Likewise, a high charisma character could play it as somebody who speaks like an uneducated lout with an especially annoying accent and terribly grammar, but somehow they way they "speak to the common man" still ends up working on a surprisingly large number of people. (Not naming any names here.)
 



unfortunately, the mental stats lend themselves to actions and situations expressed through roleplaying, which too often end up bypassing making any checks in the first place, so those modifiers end up being a bit of a non-consequence.

Not if the DM/GM doesn't allow them to bypass the checks.

In general I don't really buy arguments that depend on "...and then imagine what will happen if bad players and GMs start playing this way!"
 


These things are not remotely the same. In Hero, a player chose a disadvantage, giving the GM explicit permission to include elements of that disadvantage insofar as the rules allowed (frequency being a MAJOR component here). A player rolling a low Int is not the same thing.

I'll note you've hopped systems and made an assumption I was never making in my posts ("rolled"). I again ask, how intrinsically is a Hero player who takes a Disadvantage and one that sets an attribute low different? In both cases they've supplied themselves with more points for some things at least theoretical disadvantages them, and even if you're ignoring the attributes, the universalized statement "The player should be the one that decides what their character does" is clearly not a universal, including in a game you've played.

Again, deliberately setting an attribute low and taking a disadvantage is different in what way? As far as I can tell, both are about taking a handicap in one area to have more resource elsewhere. And both carry some roleplaying expectations. At the very least, someone taking a weak Psychological Disad in Hero would expect if they ignored it a lot to either have a discussion with the GM, take an experience hit, or both. I'd expect the same thing would have happened to someone sidestepping a low Characteristic That doesn't seem to be placing player primacy in how the character is played as the highest priority.

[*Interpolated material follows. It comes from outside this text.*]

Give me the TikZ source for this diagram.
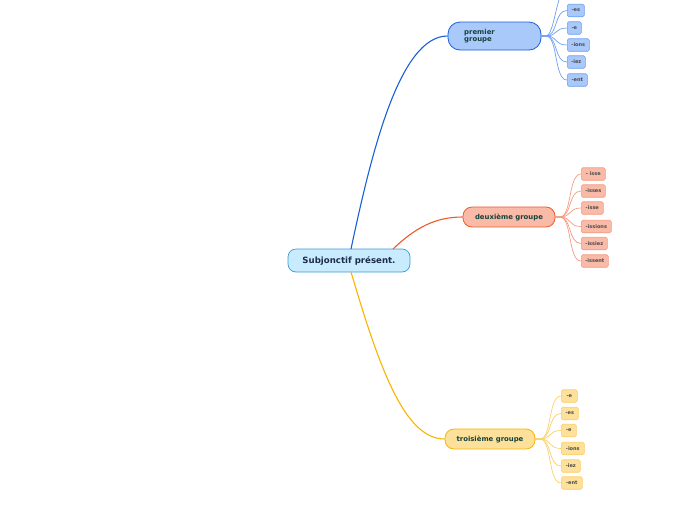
\documentclass[tikz,border=0pt]{standalone}
\usepackage{fontspec}
\setmainfont{DejaVu Sans}
\begin{document}
\begin{tikzpicture}[x=1pt,y=-1pt,
  rootbox/.style={draw=rootline,fill=rootfill,line width=0.7pt,rounded corners=8pt,
    minimum width=122pt,minimum height=23pt,inner sep=0pt,font=\fontsize{8.6}{9.5}\bfseries\selectfont,text=rootText},
  groupbox/.style={line width=0.8pt,inner sep=0pt,font=\fontsize{6.9}{7.6}\bfseries\selectfont,text=grpText},
  leaf/.style={line width=0.6pt,rounded corners=1.5pt,inner sep=0pt,minimum height=12.5pt,
    anchor=west,font=\fontsize{5}{5.5}\bfseries\selectfont,text=leafText},
  bleaf/.style={leaf,draw=blueLeafLine,fill=blueFill},
  rleaf/.style={leaf,draw=redLeafLine,fill=redFill},
  yleaf/.style={leaf,draw=yelLeafLine,fill=yelFill},
  mainlink/.style={line width=1.1pt},
  leaflink/.style={line width=0.7pt}
]
\definecolor{rootline}{HTML}{3C9AD6}
\definecolor{rootfill}{HTML}{C8EBFD}
\definecolor{rootText}{HTML}{1B2B4D}
\definecolor{grpText}{HTML}{15413A}
\definecolor{leafText}{HTML}{4A4A4A}
\definecolor{blueLine}{HTML}{1A5FD6}
\definecolor{blueFill}{HTML}{A9C9FB}
\definecolor{blueLeafLine}{HTML}{6E9EF0}
\definecolor{redLine}{HTML}{EC5A2C}
\definecolor{redFill}{HTML}{F9BBA8}
\definecolor{redLeafLine}{HTML}{F59A80}
\definecolor{yelLine}{HTML}{F7B500}
\definecolor{yelFill}{HTML}{FDE09A}
\definecolor{yelLeafLine}{HTML}{FBCF6A}
\useasboundingbox (0,0) rectangle (696,520);

% root
\node[rootbox] (root) at (349,260.5) {Subjonctif présent.};

% groups
\node[groupbox,draw=blueLine,fill=blueFill,rounded corners=12pt,minimum width=93pt,minimum height=28pt] (g1) at (494.5,36) {};
\node[font=\fontsize{6.9}{7.6}\bfseries\selectfont,text=grpText,align=left,anchor=west,inner sep=0pt] (g1t) at (464,36) {premier\\groupe};
\node[groupbox,draw=redLine,fill=redFill,rounded corners=9pt,minimum width=92pt,minimum height=20pt] (g2) at (509,217) {deuxième groupe};
\node[groupbox,draw=yelLine,fill=yelFill,rounded corners=9pt,minimum width=90pt,minimum height=20pt] (g3) at (490,439) {troisième groupe};

% main links
\coordinate (r1) at (351,249);
\coordinate (r2) at (393,249);
\coordinate (r3) at (351,272);
\draw[mainlink,blueLine] (r1) .. controls (372,150) and (400,36) .. (g1.west);
\draw[mainlink,redLine] (r2) .. controls (415,228) and (435,217) .. (g2.west);
\draw[mainlink,yelLine] (r3) .. controls (380,370) and (405,439) .. (g3.west);

% premier leaves
\coordinate (p0) at (559,0);
\node[bleaf,minimum width=17pt] (p1) at (567,10.5) {-es};
\node[bleaf,minimum width=14pt] (p2) at (567,28) {-e};
\node[bleaf,minimum width=22pt] (p3) at (567,45) {-ions};
\node[bleaf,minimum width=18pt] (p4) at (567,62) {-iez};
\node[bleaf,minimum width=20pt] (p5) at (567,80) {-ent};
\coordinate (g1r) at (541,36);
\draw[leaflink,blueLeafLine] (g1r) -- (546,36) .. controls (552,36) and (555,12) .. (p0);
\foreach \n in {p1,p2,p3,p4,p5}
  \draw[leaflink,blueLeafLine] (g1r) -- (546,36) .. controls (558,36) and (554,0 |- \n.west) .. (\n.west);

% deuxieme leaves
\node[rleaf,minimum width=24pt] (d1) at (581,174) {- isse};
\node[rleaf,minimum width=24pt] (d2) at (581,191) {-isses};
\node[rleaf,minimum width=22pt] (d3) at (581,208) {-isse};
\node[rleaf,minimum width=30pt] (d4) at (581,226.5) {-issions};
\node[rleaf,minimum width=26pt] (d5) at (581,243.5) {-issiez};
\node[rleaf,minimum width=27pt] (d6) at (581,261) {-issent};
\coordinate (g2r) at (555,217);
\foreach \n in {d1,d2,d3,d4,d5,d6}
  \draw[leaflink,redLeafLine] (g2r) -- (560,217) .. controls (572,217) and (568,0 |- \n.west) .. (\n.west);

% troisieme leaves
\node[yleaf,minimum width=16pt] (t1) at (561,396) {-e};
\node[yleaf,minimum width=17pt] (t2) at (561,413.5) {-es};
\node[yleaf,minimum width=15pt] (t3) at (561,430.5) {-e};
\node[yleaf,minimum width=23pt] (t4) at (561,448.5) {-ions};
\node[yleaf,minimum width=19pt] (t5) at (561,466) {-iez};
\node[yleaf,minimum width=21pt] (t6) at (561,483) {-ent};
\coordinate (g3r) at (535,439);
\foreach \n in {t1,t2,t3,t4,t5,t6}
  \draw[leaflink,yelLeafLine] (g3r) -- (540,439) .. controls (552,439) and (548,0 |- \n.west) .. (\n.west);
\end{tikzpicture}
\end{document}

If you want to claim "different games are different" here, fine. But "not remotely the same" is a declaration, not an argument.
 

Not if the DM/GM doesn't allow them to bypass the checks.

In general I don't really buy arguments that depend on "...and then imagine what will happen if bad players and GMs start playing this way!"

Well, in some cases, its not a hypothetical. People trying to sidestep their in-character social or intellectual lacks has not exactly been a massive rarity in the hobby. At least in my case, those are the only cases I'm really talking about.
 

How depressingly abstract. I prefer more world modeling in my RPGs then you do, apparently.
Huh. I find it dull and colorless to consider the six attributes the most important determinants of a character.

If I were to describe what’s interesting and unique about the people I know well, very little (none?) of it would involve things that resemble the six D&D attributes.

Or, to express it another way, do you also expect people to roleplay their HP?